US Citizenship and Immigration Services announced that beginning October 1, 2018, it will begin implementing a June 28, 2018 policy memorandum intended to effectuate President Trump’s immigration policies.
On January 25, 2017, President Trump issued Executive Order 13768, Enhancing Public Safety in the Interior of the United States, detailing his Administration’s policy to enhance the enforcement of United States’ immigration laws. Former Secretary of Homeland Security John Kelly then issued an implementation memorandum providing guidance to the Department of Homeland Security regarding Executive Order. Pursuant to that Executive Order and implementation memorandum, USCIS updated its policy related to the issuance of Notices to Appear, the document that initiates removal proceedings against immigrants in immigration courts, by employees of USCIS.

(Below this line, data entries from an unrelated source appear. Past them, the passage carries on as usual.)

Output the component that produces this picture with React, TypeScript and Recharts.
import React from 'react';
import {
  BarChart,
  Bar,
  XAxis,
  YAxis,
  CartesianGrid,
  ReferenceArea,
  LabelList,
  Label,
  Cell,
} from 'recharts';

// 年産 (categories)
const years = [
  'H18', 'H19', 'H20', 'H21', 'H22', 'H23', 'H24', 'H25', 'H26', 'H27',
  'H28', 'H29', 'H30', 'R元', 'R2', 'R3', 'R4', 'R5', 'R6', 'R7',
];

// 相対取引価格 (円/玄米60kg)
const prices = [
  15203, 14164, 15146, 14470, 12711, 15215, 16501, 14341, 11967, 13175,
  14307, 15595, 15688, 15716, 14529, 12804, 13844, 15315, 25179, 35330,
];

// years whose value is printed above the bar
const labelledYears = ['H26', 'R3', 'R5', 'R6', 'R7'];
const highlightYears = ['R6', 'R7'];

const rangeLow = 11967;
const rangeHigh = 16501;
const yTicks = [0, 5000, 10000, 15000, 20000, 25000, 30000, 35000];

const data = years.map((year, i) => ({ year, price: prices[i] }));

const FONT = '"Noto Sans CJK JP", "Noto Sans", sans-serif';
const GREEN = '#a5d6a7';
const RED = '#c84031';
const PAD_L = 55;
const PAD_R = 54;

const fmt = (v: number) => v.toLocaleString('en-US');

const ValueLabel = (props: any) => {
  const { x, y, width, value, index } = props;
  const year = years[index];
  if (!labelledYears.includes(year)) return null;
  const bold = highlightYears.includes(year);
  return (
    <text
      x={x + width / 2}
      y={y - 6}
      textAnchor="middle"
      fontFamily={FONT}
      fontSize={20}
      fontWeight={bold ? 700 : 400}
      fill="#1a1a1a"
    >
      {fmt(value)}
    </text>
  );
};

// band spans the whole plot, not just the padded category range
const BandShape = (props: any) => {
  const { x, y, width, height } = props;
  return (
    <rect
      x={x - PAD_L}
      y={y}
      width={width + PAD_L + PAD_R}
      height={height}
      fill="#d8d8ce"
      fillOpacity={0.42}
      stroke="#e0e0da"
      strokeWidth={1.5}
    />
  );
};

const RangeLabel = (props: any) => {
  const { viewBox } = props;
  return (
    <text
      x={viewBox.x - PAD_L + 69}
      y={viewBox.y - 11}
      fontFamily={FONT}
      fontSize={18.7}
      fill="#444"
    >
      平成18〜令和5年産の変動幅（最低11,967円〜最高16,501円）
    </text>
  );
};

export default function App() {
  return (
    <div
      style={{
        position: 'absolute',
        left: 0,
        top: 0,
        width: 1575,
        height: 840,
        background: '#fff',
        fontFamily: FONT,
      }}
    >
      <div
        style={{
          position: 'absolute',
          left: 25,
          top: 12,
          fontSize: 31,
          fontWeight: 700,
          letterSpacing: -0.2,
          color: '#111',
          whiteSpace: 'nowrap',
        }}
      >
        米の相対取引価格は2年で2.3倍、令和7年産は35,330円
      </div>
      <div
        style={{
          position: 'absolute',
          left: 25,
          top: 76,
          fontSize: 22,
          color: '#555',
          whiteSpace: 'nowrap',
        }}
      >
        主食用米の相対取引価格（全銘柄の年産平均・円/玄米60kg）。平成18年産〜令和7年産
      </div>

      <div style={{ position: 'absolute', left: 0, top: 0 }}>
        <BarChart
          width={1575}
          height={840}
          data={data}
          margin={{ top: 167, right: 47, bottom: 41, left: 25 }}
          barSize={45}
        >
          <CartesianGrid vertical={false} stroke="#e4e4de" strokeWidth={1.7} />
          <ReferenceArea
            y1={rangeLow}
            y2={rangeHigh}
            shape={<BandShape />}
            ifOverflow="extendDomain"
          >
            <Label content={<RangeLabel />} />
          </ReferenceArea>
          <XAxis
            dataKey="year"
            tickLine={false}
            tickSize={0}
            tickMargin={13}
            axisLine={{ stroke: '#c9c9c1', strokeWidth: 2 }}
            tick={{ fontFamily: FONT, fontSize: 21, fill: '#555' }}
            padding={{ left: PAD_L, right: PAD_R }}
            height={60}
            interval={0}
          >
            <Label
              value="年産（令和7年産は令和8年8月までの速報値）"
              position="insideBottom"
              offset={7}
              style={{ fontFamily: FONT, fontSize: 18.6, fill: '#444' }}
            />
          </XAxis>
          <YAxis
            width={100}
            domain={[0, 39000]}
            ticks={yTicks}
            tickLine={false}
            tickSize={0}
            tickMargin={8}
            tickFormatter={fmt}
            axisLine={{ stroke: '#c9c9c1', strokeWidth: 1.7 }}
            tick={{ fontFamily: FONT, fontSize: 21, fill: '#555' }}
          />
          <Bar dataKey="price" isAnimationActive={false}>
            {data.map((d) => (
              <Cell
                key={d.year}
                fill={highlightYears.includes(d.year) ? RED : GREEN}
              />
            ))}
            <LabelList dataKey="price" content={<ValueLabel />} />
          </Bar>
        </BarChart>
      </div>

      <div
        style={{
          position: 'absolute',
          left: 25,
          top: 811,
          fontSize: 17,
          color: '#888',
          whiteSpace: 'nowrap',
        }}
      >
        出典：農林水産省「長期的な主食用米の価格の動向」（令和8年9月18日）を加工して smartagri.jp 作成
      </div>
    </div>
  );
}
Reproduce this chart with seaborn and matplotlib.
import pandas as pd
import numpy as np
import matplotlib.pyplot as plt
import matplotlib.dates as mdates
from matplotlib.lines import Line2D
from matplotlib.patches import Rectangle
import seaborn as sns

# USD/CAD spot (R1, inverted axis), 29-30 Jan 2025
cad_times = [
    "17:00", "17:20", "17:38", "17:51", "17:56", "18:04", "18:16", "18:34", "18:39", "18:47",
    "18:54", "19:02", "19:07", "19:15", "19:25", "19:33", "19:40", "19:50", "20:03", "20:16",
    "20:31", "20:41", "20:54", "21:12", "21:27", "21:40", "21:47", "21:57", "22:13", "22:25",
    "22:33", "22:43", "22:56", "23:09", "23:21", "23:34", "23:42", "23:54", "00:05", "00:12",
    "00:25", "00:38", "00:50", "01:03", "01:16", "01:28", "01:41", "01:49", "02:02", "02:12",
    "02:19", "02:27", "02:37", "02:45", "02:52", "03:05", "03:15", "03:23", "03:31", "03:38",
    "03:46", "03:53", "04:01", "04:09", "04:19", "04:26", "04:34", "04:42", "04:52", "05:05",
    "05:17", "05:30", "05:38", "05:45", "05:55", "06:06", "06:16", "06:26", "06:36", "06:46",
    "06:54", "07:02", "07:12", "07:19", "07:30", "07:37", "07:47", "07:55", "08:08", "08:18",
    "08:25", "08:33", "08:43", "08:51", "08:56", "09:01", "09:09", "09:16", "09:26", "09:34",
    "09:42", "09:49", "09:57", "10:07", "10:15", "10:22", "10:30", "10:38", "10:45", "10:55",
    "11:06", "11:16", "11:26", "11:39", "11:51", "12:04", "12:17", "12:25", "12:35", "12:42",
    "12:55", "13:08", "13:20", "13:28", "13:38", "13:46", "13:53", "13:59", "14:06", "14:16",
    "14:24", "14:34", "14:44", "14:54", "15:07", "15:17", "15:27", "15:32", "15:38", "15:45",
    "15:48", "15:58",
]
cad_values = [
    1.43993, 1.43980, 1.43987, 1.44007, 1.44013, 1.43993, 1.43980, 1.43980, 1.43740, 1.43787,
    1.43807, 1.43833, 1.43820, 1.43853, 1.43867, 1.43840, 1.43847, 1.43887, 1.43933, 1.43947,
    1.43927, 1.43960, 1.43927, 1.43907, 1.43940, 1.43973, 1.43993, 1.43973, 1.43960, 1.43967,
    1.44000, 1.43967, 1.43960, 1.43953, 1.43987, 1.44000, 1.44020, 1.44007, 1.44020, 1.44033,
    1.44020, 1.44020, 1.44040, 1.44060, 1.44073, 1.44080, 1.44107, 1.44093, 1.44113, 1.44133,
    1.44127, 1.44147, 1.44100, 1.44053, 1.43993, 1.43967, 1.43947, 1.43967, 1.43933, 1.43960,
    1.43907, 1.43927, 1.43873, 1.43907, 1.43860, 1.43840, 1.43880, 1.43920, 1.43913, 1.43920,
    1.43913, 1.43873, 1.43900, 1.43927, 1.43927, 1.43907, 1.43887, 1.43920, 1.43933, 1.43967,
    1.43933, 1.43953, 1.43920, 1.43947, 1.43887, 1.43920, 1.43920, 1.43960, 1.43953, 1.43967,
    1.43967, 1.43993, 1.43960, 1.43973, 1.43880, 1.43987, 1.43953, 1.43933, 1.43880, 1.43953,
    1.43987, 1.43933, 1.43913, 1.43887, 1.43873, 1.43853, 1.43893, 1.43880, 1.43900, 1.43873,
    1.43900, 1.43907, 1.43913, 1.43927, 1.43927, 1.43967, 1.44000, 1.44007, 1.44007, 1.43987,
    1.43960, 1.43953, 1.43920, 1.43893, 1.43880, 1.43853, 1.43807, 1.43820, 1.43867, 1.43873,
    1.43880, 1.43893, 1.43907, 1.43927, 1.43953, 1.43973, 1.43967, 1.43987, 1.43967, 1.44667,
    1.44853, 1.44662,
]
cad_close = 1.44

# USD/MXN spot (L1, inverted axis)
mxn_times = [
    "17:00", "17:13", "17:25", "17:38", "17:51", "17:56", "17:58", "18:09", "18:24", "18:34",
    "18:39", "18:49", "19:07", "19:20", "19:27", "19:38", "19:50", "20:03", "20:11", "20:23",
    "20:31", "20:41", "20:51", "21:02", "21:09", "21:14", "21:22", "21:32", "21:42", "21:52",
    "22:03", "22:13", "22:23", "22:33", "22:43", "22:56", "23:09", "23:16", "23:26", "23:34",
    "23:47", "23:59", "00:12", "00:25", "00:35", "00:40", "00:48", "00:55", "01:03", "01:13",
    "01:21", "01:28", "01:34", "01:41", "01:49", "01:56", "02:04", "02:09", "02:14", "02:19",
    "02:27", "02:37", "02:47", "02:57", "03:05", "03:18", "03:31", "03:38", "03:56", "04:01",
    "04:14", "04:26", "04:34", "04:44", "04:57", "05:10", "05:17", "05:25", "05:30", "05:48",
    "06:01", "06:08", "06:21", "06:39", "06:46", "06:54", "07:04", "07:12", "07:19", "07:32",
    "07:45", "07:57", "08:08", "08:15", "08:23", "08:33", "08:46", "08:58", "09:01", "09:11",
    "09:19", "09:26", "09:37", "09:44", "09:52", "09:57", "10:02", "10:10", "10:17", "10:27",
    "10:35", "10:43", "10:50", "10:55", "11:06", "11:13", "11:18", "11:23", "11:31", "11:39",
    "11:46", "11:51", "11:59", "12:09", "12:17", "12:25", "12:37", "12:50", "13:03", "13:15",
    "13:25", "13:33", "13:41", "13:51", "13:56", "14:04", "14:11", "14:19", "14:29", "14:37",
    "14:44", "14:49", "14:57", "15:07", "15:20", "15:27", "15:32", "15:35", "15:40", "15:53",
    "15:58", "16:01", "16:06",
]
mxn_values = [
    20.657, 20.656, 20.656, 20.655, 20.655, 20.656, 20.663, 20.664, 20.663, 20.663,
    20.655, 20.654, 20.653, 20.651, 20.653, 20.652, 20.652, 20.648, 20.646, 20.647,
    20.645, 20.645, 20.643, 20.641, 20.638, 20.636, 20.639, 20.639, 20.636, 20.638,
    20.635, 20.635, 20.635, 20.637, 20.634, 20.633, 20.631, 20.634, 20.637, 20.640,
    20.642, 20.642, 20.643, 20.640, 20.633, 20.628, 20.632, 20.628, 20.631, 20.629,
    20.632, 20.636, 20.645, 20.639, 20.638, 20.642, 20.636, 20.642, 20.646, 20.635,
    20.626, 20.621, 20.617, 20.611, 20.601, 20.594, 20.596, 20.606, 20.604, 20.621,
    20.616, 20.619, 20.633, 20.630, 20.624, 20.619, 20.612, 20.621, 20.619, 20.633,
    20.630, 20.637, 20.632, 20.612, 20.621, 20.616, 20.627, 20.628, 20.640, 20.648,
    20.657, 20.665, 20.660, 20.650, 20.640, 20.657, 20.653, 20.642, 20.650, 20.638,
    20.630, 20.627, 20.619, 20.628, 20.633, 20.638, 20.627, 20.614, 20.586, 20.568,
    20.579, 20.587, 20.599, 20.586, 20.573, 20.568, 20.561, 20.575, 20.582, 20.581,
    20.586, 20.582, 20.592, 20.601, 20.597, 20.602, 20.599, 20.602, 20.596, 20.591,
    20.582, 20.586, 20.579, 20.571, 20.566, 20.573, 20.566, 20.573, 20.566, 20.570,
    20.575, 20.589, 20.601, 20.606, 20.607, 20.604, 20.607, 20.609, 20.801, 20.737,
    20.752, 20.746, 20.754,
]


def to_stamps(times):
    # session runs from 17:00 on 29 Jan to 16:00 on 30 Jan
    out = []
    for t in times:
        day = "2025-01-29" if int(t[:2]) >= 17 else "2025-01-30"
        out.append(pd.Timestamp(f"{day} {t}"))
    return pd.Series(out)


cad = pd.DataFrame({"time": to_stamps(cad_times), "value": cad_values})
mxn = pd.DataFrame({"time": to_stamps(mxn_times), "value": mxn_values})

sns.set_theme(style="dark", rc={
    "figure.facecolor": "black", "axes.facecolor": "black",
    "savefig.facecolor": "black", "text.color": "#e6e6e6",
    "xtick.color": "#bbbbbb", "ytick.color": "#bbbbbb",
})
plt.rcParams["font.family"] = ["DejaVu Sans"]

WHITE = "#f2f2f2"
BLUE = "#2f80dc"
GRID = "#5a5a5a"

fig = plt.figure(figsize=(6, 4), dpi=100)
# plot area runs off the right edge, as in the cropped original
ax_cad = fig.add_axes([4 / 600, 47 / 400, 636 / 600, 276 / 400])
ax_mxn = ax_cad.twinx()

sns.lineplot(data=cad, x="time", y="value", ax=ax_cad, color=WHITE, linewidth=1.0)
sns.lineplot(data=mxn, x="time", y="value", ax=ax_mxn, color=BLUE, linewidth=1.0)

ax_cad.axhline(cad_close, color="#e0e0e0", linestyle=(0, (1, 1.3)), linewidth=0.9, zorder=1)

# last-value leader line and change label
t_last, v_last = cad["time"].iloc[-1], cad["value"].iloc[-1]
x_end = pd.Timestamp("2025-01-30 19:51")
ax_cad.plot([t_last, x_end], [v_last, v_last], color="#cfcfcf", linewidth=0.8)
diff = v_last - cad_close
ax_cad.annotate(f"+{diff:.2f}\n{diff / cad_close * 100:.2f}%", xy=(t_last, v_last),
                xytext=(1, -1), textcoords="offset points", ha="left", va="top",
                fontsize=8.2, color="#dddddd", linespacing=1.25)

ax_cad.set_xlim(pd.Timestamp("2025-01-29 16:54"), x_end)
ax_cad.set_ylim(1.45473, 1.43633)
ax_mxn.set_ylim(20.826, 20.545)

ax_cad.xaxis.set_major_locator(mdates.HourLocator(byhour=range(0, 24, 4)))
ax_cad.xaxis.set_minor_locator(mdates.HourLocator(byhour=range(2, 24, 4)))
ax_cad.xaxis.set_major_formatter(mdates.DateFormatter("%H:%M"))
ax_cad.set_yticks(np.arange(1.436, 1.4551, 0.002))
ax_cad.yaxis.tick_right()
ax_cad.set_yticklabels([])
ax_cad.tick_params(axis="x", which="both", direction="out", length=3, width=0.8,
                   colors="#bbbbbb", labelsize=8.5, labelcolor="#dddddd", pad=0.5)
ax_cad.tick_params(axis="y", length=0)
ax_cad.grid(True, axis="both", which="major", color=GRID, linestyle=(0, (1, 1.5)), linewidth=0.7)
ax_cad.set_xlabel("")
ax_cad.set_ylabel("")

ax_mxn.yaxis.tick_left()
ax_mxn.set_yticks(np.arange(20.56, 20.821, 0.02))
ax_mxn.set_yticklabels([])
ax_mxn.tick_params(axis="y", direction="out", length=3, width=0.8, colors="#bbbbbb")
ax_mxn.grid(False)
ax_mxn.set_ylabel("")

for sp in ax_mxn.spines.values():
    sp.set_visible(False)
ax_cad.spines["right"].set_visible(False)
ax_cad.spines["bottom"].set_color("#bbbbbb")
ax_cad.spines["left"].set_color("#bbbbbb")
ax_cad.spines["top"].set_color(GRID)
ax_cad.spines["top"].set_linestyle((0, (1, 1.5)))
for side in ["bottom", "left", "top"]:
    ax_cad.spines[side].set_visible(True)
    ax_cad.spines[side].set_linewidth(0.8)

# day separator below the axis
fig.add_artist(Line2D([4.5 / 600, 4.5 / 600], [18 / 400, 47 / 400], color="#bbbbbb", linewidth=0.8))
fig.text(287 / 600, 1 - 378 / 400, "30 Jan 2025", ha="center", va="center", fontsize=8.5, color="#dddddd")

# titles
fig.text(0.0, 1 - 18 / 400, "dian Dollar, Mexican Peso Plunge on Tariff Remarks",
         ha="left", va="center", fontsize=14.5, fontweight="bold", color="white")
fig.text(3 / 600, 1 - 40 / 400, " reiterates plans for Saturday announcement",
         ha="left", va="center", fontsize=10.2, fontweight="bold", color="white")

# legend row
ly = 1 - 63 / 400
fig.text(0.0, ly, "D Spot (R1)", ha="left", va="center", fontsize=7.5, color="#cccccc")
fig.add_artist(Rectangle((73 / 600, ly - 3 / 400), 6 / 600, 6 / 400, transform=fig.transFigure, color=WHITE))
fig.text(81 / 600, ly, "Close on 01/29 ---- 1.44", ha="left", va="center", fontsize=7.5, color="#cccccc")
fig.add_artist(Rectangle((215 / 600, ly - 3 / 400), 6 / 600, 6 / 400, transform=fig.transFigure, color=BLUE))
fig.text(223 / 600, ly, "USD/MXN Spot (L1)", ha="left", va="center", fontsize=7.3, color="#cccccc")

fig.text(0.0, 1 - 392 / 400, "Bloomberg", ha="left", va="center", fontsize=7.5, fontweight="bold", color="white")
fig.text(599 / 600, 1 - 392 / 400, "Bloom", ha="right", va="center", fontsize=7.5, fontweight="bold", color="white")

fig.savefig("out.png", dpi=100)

The policy memorandum now generally directs USCIS employees adjudicating applications for immigration benefits to issue Notices to Appear in the following types of cases:
- Cases “where, upon issuance of an unfavorable decision on an application, petition, or benefit request,” USCIS determines “the alien is not lawfully present in the United States.” This directive marks the most significant change in USCIS policy, which previously provided more discretion to USCIS employees and prioritized certain types of cases.
- Cases in which USCIS can substantiate some fraud or misrepresentation by the applicant, including cases in which an applicant is believed to have abused a public benefits program.
- Cases in which an applicant has been convicted of or charged with a criminal offense.
- Cases in which USCIS denies an application for naturalization on the grounds of lack of “good moral character” because of a criminal offense.
The policy memorandum does not revise previous policy regarding issuance of Notices to Appear in several other types of cases.